While this study covered more parks than that of Rock et al.1, there are shortcomings. The socio-demographics of the neighborhoods surrounding each park were not assessed explicitly nor the activities of the park visitors studied. Part of the reason was that large parks such as Nosehill park and Fishcreek park straddle over several neighborhoods and are visited by people who do not resides in immediate neighborhoods of the parks, and are so large we could not make detailed observation of people. In fact, we had to omit small parks that were studied in Rock et al.1 as they were exceptionally small compared to the parks assessed in this study. However this study is rather complementary, assessing the patterns from different types of parks that provide important services to large number of people and dogs.

Management implications in urban planning

Based on our data, defining and enforcing leash bylaws for the parks is likely an effective method for reducing fecal contamination. However, dog owners often find the ability to walk dogs off-leash to be an important quality of a park54, and their interests have to be balanced. Given the distribution of the feces within parks, to reduce the fecal contamination in public parks it is recommended to focus the efforts near parking lots and entrances, especially in off-leash parks. Designating areas near park entrances and parking lots as on-leash areas may have some effects. Studies by Jason and Zolik55 indicated education of dog-owners as effective strategies for reducing dog fecal contamination. Educating dog owners, especially of those who visit off-leash parks, on how to properly dispose feces and the harms they can cause may be a simple and effective approach. Posting signs at the parking lots and entrances of the parks reminding dog owners to clean up after their dogs may have impacts as well.

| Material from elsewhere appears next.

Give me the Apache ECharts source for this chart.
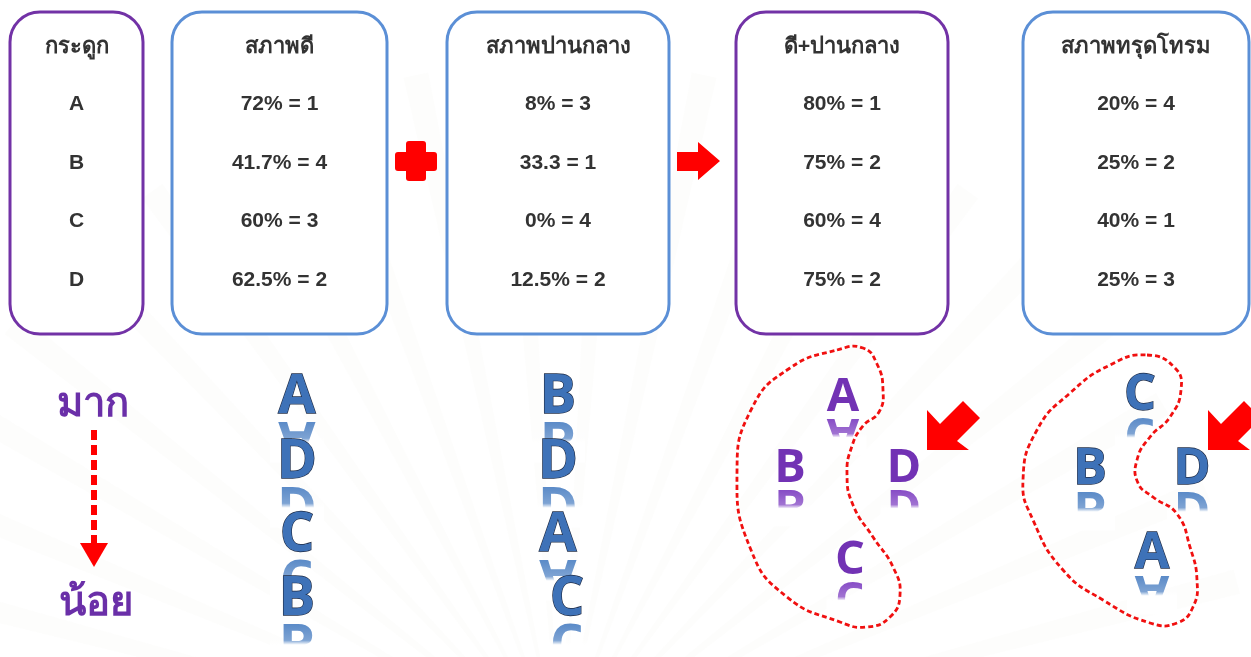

Considering the potential problems associated with the policy regarding the pet dogs and their use of public parks, conceptual framework of assessing and designing local government’s policies on pets were proposed56. In 2021, the Calgary’s City Council approved changes to the bylaw on pet ownership, to take effect beginning in January of 2022. Among several changes, the new bylaw defines the maximum number of dogs a person can supervise in an off-leash park at six, increase the penalties for acts of nuisances including dog feces, and authority for the city to ban a repeated offenders from off-leash parks. As these new policies take effects, it will be interesting to assess the effects on the dog fecal contamination in the Calgary’s public parks, using this study as a reference of the dog fecal contamination prior to the implementation of the new policies. We hope there will be similar studies in future with consistent methodologies conducted in different cities across the world, so that we may see patterns of fecal contamination over different cities, countries, continents or cultures. Such patterns can then be used to identify cultural characteristics or policies associated with fecal contamination, patterns that are potentially useful for policy makers.